C'est le chapitre VIII des Propos Rustiques.
Fils indigne de Thénot du Coing, après la mort du bonhomme, il s'empresse de tout dilapider, pour devenir "bon et sçavant gueux". Il vendit tout pour être riche, car disait il "pensez vous que je veuille me damner pour les biens de ce monde?"
Tout son trésor se résume à trois dés, une raquette et une boite d'onguents...

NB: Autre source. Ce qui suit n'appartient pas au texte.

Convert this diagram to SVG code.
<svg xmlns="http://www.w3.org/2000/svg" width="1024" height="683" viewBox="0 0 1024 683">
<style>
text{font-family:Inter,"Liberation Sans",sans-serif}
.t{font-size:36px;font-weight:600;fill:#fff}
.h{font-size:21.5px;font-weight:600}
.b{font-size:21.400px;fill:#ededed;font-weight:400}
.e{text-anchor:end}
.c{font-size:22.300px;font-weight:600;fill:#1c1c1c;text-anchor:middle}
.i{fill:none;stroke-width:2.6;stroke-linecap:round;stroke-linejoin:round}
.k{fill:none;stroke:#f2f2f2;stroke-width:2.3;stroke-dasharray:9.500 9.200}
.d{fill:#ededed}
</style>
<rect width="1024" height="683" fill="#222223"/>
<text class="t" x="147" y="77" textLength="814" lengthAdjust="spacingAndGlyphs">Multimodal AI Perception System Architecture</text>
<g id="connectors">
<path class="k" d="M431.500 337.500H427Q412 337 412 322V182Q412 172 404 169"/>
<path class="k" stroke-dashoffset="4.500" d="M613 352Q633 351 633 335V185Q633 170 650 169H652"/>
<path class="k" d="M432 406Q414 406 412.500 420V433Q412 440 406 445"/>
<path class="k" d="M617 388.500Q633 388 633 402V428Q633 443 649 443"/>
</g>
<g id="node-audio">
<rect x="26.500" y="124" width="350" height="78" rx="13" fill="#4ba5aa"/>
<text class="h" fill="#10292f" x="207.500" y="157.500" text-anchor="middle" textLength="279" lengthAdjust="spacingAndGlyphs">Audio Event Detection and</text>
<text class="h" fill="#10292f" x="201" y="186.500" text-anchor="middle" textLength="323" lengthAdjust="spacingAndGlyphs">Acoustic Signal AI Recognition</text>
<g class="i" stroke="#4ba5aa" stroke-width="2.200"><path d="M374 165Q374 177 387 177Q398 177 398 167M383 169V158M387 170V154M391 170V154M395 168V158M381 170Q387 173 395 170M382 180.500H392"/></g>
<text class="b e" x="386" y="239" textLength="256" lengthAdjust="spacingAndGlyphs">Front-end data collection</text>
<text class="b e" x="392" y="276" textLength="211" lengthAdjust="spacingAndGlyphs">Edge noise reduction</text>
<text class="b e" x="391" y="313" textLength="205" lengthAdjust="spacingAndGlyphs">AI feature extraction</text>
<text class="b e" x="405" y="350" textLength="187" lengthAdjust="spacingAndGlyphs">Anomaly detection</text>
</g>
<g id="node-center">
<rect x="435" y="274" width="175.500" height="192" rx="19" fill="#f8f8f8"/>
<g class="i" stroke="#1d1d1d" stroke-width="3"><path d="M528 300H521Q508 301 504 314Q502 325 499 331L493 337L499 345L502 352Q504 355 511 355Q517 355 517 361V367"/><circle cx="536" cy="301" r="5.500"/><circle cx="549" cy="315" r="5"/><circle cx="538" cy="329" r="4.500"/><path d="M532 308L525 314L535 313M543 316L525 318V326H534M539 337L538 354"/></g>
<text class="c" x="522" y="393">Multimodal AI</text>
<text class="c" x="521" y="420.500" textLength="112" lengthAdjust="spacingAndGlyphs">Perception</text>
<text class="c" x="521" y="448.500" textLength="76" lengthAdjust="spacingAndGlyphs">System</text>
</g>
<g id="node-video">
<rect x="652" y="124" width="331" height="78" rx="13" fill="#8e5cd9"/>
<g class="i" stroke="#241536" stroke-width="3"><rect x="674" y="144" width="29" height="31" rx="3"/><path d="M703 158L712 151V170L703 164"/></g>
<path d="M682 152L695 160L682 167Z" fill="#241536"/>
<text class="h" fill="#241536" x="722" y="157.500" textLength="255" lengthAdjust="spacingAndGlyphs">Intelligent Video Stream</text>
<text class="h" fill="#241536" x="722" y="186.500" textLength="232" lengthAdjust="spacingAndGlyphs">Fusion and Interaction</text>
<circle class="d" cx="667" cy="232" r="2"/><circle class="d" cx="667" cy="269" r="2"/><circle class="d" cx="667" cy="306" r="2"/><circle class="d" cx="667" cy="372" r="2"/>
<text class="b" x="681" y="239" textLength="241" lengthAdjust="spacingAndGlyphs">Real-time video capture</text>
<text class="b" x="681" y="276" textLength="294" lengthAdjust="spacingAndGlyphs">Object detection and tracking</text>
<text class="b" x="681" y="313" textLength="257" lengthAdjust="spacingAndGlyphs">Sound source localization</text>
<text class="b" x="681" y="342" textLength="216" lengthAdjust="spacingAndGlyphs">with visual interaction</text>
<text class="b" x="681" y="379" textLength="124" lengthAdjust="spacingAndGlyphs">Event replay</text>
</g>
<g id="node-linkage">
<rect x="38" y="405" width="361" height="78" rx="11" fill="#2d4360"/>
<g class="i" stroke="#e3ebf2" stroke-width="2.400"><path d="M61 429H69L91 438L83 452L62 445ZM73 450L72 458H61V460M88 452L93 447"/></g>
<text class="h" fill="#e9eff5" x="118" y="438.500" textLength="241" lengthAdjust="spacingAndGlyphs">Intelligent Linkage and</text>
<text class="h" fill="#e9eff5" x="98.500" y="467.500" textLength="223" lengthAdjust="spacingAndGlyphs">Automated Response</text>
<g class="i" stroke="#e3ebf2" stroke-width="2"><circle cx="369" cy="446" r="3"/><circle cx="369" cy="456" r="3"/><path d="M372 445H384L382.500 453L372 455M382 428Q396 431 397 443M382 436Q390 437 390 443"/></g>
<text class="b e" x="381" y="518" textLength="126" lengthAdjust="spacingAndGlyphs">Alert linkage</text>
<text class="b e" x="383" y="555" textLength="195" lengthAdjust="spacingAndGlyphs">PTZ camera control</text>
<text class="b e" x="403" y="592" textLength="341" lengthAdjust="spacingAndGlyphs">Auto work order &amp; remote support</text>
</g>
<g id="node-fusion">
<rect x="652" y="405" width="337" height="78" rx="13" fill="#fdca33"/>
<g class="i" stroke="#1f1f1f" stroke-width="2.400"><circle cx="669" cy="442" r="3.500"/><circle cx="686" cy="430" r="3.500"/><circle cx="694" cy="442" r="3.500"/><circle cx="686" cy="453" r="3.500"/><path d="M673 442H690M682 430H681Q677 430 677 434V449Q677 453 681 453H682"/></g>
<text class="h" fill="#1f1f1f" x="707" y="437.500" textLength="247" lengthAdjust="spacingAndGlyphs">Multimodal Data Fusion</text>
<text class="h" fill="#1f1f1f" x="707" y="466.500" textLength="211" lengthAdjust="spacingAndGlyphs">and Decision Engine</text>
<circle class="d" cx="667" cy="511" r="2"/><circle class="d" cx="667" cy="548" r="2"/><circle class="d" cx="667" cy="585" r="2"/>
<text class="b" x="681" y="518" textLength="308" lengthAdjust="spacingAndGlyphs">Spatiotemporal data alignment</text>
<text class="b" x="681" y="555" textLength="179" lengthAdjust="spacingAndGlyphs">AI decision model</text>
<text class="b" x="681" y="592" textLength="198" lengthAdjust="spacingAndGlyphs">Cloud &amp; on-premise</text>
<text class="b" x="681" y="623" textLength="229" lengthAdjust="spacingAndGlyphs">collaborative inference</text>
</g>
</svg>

Car son "truc" c'est de vivre de mendicité, de faire la manche, d'apitoyer sur son sort en se simulant chancres et autres ulcères, tous plus hideux les uns que les autres, mais qui lui font espérer quelques piécettes...Fainéant, il compte vivre de la pitié d'autrui et du labeur des autres, "je ne me soucie pas de planter, semer, moissonner, vendanger. J'ai tant de gens qui font cela pour moi", se plaît il à déclarer. Membre de la confrérie des gueux, dont l'illustre Ragot fut jadis le capitaine, il se trouve heureux de sa condition, et en vante les avantages: il parle d'une femme au visage mutilé qui mendie à Angers, qui chante comme une sirène, et qui lorsqu'elle est de retour de son "travail" déclare gagner plus que le meilleur artisan de la ville, de quelque métier qu'il soit....

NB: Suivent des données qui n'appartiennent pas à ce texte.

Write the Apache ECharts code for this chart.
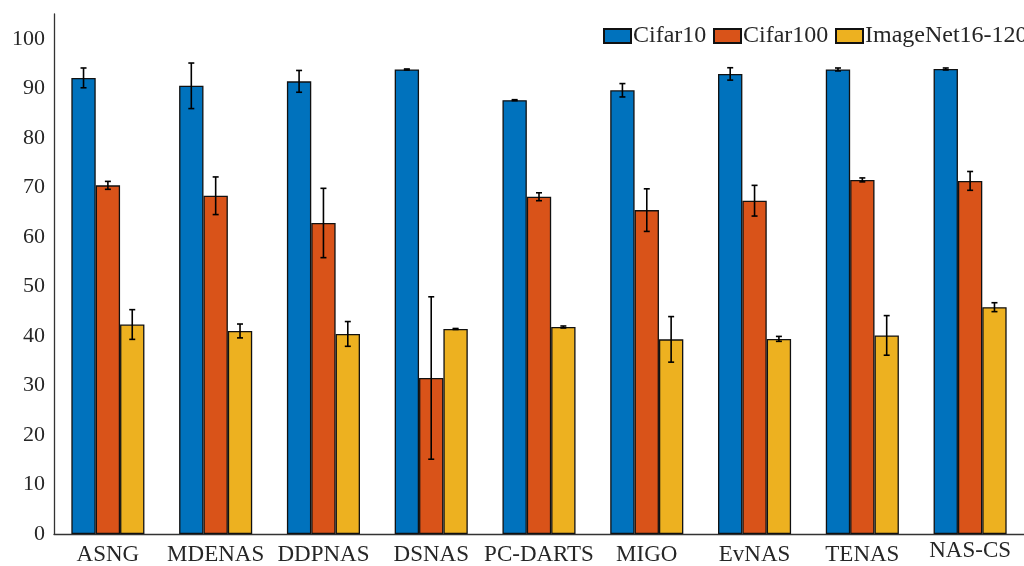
<!DOCTYPE html>
<html>
<head>
<meta charset="utf-8">
<script src="https://cdn.jsdelivr.net/npm/echarts@6/dist/echarts.min.js"></script>
<style>
  html, body { margin: 0; padding: 0; background: #ffffff; }
  #chart { width: 1024px; height: 566px; }
</style>
</head>
<body>
<div id="chart"></div>
<script>
// Methods compared
const categories = ['ASNG', 'MDENAS', 'DDPNAS', 'DSNAS', 'PC-DARTS', 'MIGO', 'EvNAS', 'TENAS', 'NAS-CS'];

// Mean test accuracy (%) per dataset
const cifar10 = [92.1, 90.5, 91.4, 93.8, 87.6, 89.6, 92.9, 93.8, 93.9];
const cifar100 = [70.4, 68.3, 62.8, 31.5, 68.1, 65.4, 67.3, 71.5, 71.3];
const imagenet = [42.3, 41.0, 40.4, 41.4, 41.8, 39.3, 39.4, 40.1, 45.8];

// Standard deviation (%) per dataset
const cifar10Err = [2.0, 4.6, 2.2, 0.1, 0.1, 1.35, 1.25, 0.3, 0.2];
const cifar100Err = [0.8, 3.8, 7.0, 16.4, 0.8, 4.3, 3.1, 0.4, 1.9];
const imagenetErr = [3.0, 1.4, 2.5, 0.1, 0.2, 4.6, 0.5, 4.0, 0.9];

const seriesNames = ['Cifar10', 'Cifar100', 'ImageNet16-120'];
const colors = ['#0072BD', '#D95319', '#EDB120'];
const means = [cifar10, cifar100, imagenet];
const errs = [cifar10Err, cifar100Err, imagenetErr];

const BAR_RATIO = 0.226;       // bar width as a fraction of the category band
const FONT = '"Liberation Serif", "Times New Roman", serif';
const TEXT_COLOR = '#262626';

const chart = echarts.init(document.getElementById('chart'));

function errorBarSeries(k) {
  const data = categories.map((c, i) => [i, means[k][i] - errs[k][i], means[k][i] + errs[k][i]]);
  return {
    type: 'custom',
    name: seriesNames[k] + ' std',
    data: data,
    z: 5,
    silent: true,
    encode: { x: 0, y: [1, 2] },
    renderItem: function (params, api) {
      const idx = api.value(0);
      const band = api.size([1, 0])[0];
      const dx = (k - 1) * band * BAR_RATIO;
      const lo = api.coord([idx, api.value(1)]);
      const hi = api.coord([idx, api.value(2)]);
      const x = lo[0] + dx;
      const cap = 3;
      const style = { stroke: '#000', lineWidth: 1.6, fill: null };
      return {
        type: 'group',
        children: [
          { type: 'line', shape: { x1: x, y1: lo[1], x2: x, y2: hi[1] }, style: style },
          { type: 'line', shape: { x1: x - cap, y1: hi[1], x2: x + cap, y2: hi[1] }, style: style },
          { type: 'line', shape: { x1: x - cap, y1: lo[1], x2: x + cap, y2: lo[1] }, style: style }
        ]
      };
    }
  };
}

const barSeries = seriesNames.map((name, k) => ({
  type: 'bar',
  name: name,
  data: means[k],
  barWidth: (BAR_RATIO * 100) + '%',
  barGap: '0%',
  itemStyle: { color: colors[k], borderColor: '#111', borderWidth: 1.3 }
}));

const legendLefts = [603, 713, 835];
const legends = seriesNames.map((name, k) => ({
  data: [name],
  left: legendLefts[k],
  top: 24,
  padding: 0,
  icon: 'rect',
  itemWidth: 27,
  itemHeight: 14,
  selectedMode: false,
  textStyle: { fontFamily: FONT, fontSize: 24, color: TEXT_COLOR, padding: [0, 0, 0, -3] }
}));

const option = {
  backgroundColor: '#ffffff',
  animation: false,
  color: colors,
  legend: legends,
  grid: { left: 54, top: 14, width: 981, bottom: 30, containLabel: false },
  xAxis: {
    type: 'category',
    data: categories,
    axisLine: { lineStyle: { color: '#333', width: 1.3 } },
    axisTick: { show: false },
    axisLabel: {
      fontFamily: FONT,
      fontSize: 23,
      color: TEXT_COLOR,
      margin: 9,
      interval: 0,
      formatter: v => v === 'NAS-CS' ? '{up|' + v + '}' : v,
      rich: { up: { fontFamily: FONT, fontSize: 23, color: TEXT_COLOR, lineHeight: 15 } }
    }
  },
  yAxis: {
    type: 'value',
    min: 0,
    max: 105,
    interval: 10,
    axisLine: { show: true, lineStyle: { color: '#333', width: 1.3 } },
    axisTick: { show: false },
    splitLine: { show: false },
    axisLabel: {
      fontFamily: FONT,
      fontSize: 22,
      color: TEXT_COLOR,
      margin: 9,
      showMaxLabel: false
    }
  },
  series: barSeries.concat([0, 1, 2].map(errorBarSeries))
};

chart.setOption(option);
</script>
</body>
</html>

Et comme pour convaincre son interlocuteur ne dit il pas "Je ne donnerai pas mon gain et les autres émoluments du fief pour cent bonnes livres tournois, barbe rase et pied ferrat!"
"Regarde cette énorme plaie sur ma jambe. Ne me jugerais tu pas plus près que loin de la mort? Pourtant en un instant j'aurai ôté tout cela, et je serai aussi gai et décidé que toi. Car voila ma boite avec mes onguents; ceci pour la jambe; pour le visage un peu de soufre préparé comme chacun sait".
Mais son coup de maître, c'est dit il cette année, qu'usant d'une très grande ruse, il l'a réalisé...
Accompagné d'une garce et de deux petits enfants, il se fait passer pour un bourgeois en fuite spolié par la guerre. Avec pleins de muguets aux trousses, la faisant passer pour sa fille, "elle qui connaissait très bien son rôle, contrefaisait la pucelle, quoiqu'elle eut couru tous les bordels de France, et leur accordait ses faveurs moyennant une bonne somme, qu'ils avançaient".
"...en faisant semblant toutefois devant moi, de n'y avoir jamais touché pour donner meilleure apparence à la farce!"
On la poursuivait tellement d'assiduité, dit il fièrement que je la donnai "à un gros chanoine qui me la paya ce que je voulus".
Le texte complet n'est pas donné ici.